How is Denmark’s economy handling inflation and rate rises?

Denmark's economy is now expected to avoid a recession in the coming years, with fewer people losing their jobs than expected, despite high levels of inflation and rising interest rates, The Danish Economic Council has said in a new report.

How is Denmark's economy handling inflation and rate rises?

The council, led by four university economics professors commonly referred to as “the wise men” or vismænd in Denmark, gave a much rosier picture of Denmark’s economy in its spring report, published on Tuesday, than it did in its autumn report last year. 

“We, like many others, are surprised by how employment continues to rise despite inflation and higher interest rates,” the chair or ‘chief wise man’,  Carl-Johan Dalgaard, said in a press release.

“A significant drop in energy prices and a very positive development in exports mean that things have gone better than feared, and as it looks now, the slowdown will therefore be more subdued than we estimated in the autumn.”

In the English summary of its report, the council noted that in the autumn, market expectations were that energy prices would remain at a high level, with “a real concern for energy supply shortages in the winter of 2022/23”.

That the slowdown has been more subdued, it continued was largely due to a significant drop in energy prices compared to the levels seen in late summer 2022, and compared to the market expectations for 2023.  

The council now expects Denmark’s GDP growth to slow to 1 percent in 2023 rather than for the economy to shrink by 0.2 percent, as it predicted in the autumn. 

In 2024, it expects the growth rate to remain the same as in 2003, with another year of 1 percent GDP growth. In its autumn report it expected weaker growth of 0.6 percent in 2024.

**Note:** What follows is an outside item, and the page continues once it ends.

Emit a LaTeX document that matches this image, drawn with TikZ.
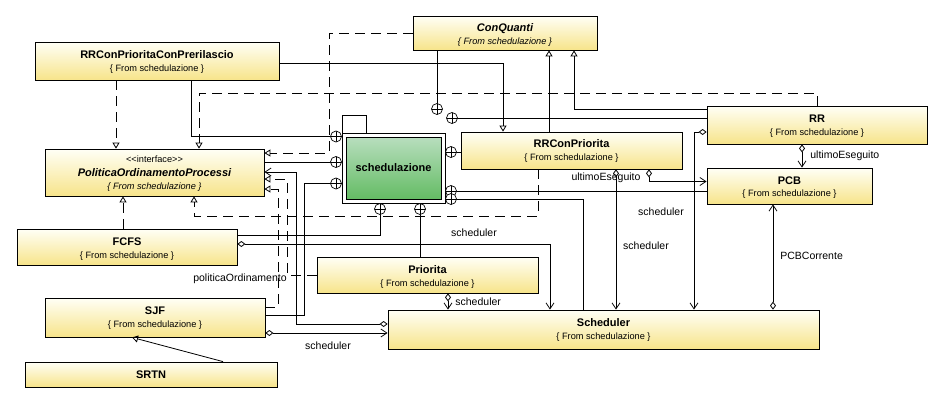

What is the outlook for employment? 

In the autumn, the expert group estimated that employment in Denmark would decrease by 100,000 people towards the end of the 2023, with employment in 2024  about 1 percent below the estimated structural level. 

Now, instead, it expects employment will fall by just 50,000 people by 2025.

What does the expert group’s outlook mean for interest rates and government spending? 

Denmark’s finance minister Nikolai Wammen came in for some gentle criticism, with the experts judging that “the 2023 Finance Act, which was adopted in May, should have been tighter”.  The current government’s fiscal policy, it concludes “has not contributed to countering domestic inflationary pressures”. 

The experts expect inflation to stay above 2 percent in 2023 and 2024 and not to fall below 2 percent until 2025. 

If the government decides to follow the council’s advice, the budget in 2024 will have to be at least as tight, if not tighter than that of 2023. 

“Fiscal policy in 2024 should not contribute to increasing demand pressure, rather the opposite,” they write. 

The council also questioned the evidence justifying abolishing the Great Prayer Day holiday, which Denmark’s government has claimed will permanently increase the labour supply by 8,500 full time workers. 

“The council assumes that the abolition of Great Prayer Day will have a short-term positive effect on the labour supply, while there is no evidence of a long-term effect.”